In 1981, Jin Sook and Do Won “Don” Chang, two resourceful South Korean immigrants with no formal education, arrived in the United States chasing the American dream. To make ends meet, Jin Sook worked as a hairstylist, while Don took on various jobs, including janitor, barista, and gas station attendant. During that time, Don was inspired by the success of entrepreneurs in the fashion industry, motivating him to start his own business.

With just $11,000 in capital, they opened a 900-square-foot clothing store, originally named Fashion 21. Their strategy was to take advantage of wholesale liquidation deals, allowing them to offer trendy clothes at affordable prices. In their first year, Fashion 21 generated $700,000 in sales.

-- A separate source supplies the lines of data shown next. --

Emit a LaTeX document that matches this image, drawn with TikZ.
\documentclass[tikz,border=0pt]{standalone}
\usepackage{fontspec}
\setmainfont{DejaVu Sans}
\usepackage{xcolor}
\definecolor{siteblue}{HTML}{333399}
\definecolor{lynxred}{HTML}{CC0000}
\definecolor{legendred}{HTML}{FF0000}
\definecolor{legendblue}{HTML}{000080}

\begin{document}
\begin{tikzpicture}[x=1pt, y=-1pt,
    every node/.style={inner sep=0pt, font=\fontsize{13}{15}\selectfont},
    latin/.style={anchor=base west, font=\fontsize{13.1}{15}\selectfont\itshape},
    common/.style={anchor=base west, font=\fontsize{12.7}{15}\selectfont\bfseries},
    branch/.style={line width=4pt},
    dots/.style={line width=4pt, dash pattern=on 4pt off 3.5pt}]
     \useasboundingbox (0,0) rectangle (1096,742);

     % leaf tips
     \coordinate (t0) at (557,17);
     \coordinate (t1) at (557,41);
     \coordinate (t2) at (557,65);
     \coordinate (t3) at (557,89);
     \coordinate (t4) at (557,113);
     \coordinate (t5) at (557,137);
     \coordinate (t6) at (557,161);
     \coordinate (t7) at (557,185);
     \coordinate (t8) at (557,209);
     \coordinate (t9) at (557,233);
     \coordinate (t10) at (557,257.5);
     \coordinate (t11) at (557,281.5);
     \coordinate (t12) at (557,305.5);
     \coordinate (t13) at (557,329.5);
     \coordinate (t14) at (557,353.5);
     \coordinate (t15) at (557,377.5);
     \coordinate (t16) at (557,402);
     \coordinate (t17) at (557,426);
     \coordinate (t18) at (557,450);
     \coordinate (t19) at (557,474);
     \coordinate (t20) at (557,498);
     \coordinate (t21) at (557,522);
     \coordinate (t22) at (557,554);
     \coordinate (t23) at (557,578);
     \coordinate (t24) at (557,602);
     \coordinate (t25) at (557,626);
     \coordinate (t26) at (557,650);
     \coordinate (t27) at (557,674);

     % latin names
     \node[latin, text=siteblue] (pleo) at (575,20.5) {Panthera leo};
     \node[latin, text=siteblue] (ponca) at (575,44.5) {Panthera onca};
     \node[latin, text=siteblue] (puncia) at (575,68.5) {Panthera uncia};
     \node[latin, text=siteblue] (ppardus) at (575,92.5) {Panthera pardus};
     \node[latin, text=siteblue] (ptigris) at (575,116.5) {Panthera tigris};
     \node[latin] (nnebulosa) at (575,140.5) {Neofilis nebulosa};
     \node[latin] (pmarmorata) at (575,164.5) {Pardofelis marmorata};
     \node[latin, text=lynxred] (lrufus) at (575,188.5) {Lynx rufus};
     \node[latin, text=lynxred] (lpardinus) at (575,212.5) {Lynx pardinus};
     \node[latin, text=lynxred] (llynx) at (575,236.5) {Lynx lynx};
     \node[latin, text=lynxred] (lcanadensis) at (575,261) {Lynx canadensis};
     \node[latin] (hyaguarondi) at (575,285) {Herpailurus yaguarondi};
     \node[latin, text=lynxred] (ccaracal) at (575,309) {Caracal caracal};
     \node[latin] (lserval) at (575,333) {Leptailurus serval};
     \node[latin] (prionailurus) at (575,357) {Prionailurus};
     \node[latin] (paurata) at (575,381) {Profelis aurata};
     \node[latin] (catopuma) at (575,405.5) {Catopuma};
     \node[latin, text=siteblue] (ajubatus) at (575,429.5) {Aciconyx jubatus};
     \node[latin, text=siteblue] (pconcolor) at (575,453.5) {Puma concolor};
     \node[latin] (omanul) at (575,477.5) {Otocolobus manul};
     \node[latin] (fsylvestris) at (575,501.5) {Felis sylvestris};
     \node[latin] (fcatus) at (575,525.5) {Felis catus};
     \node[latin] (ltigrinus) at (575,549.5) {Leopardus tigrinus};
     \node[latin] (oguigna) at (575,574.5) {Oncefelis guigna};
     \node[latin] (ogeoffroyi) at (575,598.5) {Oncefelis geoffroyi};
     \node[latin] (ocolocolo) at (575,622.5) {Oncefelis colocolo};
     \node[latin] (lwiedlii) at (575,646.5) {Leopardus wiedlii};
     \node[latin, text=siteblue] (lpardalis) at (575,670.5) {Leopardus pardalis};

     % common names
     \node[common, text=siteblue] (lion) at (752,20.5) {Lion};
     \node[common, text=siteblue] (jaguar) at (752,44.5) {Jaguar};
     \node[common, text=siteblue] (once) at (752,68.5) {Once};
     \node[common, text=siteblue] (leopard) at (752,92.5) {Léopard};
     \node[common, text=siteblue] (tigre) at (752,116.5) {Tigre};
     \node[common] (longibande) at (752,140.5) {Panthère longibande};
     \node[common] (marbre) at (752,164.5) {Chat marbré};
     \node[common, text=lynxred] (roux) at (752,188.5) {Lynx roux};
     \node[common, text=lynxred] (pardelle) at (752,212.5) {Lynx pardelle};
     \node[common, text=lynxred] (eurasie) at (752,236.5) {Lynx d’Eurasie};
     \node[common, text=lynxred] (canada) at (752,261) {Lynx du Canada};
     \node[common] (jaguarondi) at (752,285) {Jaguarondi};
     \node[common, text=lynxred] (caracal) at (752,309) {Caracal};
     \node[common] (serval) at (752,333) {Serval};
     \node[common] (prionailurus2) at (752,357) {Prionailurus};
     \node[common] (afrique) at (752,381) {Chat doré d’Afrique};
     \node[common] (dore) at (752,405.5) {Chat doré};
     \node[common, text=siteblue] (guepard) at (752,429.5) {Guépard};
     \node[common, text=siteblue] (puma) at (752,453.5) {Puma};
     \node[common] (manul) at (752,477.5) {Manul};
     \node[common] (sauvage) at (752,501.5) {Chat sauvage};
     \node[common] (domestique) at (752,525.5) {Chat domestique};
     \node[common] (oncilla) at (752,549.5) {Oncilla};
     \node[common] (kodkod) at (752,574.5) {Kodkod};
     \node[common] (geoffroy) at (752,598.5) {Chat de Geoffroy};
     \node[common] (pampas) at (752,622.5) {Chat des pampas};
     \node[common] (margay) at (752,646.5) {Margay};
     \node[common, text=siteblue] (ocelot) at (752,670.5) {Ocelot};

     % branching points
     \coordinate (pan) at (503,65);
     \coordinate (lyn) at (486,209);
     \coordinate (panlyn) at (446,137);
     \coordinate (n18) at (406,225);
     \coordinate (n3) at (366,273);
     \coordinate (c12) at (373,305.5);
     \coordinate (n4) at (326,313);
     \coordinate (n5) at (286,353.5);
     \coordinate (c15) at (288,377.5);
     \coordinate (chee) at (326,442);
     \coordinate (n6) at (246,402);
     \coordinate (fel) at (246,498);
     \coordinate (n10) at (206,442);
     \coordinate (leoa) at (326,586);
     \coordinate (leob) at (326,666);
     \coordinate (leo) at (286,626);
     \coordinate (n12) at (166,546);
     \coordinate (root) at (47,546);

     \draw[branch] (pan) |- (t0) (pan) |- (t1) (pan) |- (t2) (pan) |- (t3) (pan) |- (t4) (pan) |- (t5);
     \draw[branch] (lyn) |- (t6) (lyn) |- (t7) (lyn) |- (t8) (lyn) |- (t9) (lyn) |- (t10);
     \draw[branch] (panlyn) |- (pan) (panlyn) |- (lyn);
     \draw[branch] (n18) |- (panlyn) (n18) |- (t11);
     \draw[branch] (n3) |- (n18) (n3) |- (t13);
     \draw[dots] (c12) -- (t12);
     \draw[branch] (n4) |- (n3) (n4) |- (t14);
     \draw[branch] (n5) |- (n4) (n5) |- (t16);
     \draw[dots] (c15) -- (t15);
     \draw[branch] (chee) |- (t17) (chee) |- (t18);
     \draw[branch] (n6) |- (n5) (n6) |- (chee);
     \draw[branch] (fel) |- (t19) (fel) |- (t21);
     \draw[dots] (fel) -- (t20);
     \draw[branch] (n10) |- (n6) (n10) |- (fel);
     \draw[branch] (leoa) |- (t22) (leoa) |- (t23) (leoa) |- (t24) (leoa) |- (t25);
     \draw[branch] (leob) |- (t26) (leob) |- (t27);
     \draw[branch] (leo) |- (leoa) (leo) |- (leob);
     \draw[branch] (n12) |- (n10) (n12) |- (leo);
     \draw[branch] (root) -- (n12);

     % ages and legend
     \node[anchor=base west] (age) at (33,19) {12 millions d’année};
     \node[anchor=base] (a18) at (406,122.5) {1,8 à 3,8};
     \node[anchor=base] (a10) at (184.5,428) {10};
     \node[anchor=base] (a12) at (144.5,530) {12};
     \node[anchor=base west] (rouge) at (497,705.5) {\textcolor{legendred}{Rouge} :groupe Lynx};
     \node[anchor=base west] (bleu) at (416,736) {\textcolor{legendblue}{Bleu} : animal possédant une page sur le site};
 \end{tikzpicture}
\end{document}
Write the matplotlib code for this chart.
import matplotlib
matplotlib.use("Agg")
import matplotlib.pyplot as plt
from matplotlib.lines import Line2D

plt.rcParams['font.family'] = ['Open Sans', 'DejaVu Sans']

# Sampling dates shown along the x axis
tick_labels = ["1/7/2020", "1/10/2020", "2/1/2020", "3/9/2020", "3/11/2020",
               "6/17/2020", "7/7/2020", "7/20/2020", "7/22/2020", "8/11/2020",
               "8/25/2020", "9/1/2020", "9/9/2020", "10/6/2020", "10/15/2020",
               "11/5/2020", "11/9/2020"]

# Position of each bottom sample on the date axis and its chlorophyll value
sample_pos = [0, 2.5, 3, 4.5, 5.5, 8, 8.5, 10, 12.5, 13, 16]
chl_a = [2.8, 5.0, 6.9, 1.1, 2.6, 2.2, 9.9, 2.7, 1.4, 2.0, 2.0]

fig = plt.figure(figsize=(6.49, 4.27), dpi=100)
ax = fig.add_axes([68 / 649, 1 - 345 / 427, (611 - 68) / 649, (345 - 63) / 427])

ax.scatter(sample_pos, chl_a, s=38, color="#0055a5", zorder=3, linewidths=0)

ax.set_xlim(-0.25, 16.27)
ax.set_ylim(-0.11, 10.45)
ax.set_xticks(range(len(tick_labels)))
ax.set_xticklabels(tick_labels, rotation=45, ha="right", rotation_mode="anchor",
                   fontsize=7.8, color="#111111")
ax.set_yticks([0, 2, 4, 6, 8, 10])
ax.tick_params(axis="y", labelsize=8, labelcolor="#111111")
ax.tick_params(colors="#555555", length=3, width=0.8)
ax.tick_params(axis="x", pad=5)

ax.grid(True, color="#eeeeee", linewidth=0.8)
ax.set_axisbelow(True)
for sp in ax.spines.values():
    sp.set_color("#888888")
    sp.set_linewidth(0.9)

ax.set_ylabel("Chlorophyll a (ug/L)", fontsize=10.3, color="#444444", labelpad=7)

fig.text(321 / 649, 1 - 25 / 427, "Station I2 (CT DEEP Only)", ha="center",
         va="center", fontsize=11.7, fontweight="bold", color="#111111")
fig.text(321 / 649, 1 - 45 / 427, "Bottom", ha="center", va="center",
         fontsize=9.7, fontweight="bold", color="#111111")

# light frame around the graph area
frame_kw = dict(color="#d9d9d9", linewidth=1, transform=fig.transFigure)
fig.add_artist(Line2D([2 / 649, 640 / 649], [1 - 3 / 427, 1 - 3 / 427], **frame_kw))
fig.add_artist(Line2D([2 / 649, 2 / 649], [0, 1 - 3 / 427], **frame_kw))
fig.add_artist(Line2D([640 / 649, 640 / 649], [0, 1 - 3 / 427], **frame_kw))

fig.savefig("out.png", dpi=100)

Although Fashion 21 initially targeted the Korean-American community in Los Angeles, the Changs quickly expanded, opening new stores every six months. As the brand’s success grew, they decided to rename it Forever 21, reflecting their vision of providing affordable fashion to those seeking a young, trendy, and fresh look.

Forever 21’s success was built on a simple yet powerful strategy: offering fashion at low prices, turning the brand into a fast fashion leader and a pioneer in the industry.

What is Chapter 11 of the U.S. Bankruptcy Code?

Filing for bankruptcy protection under Chapter 11 means that a company is on the brink of ceasing operations, but believes it can recover its success if given the opportunity to reorganize its assets, debts, and business operations.

By filing under Chapter 11, the company seeks protection from creditors while restructuring its business and debt. This type of protection is available to corporations, individual entrepreneurs, and partnerships. Under Chapter 11, the company’s management continues to oversee daily operations. However, major business decisions must be approved by the bankruptcy court.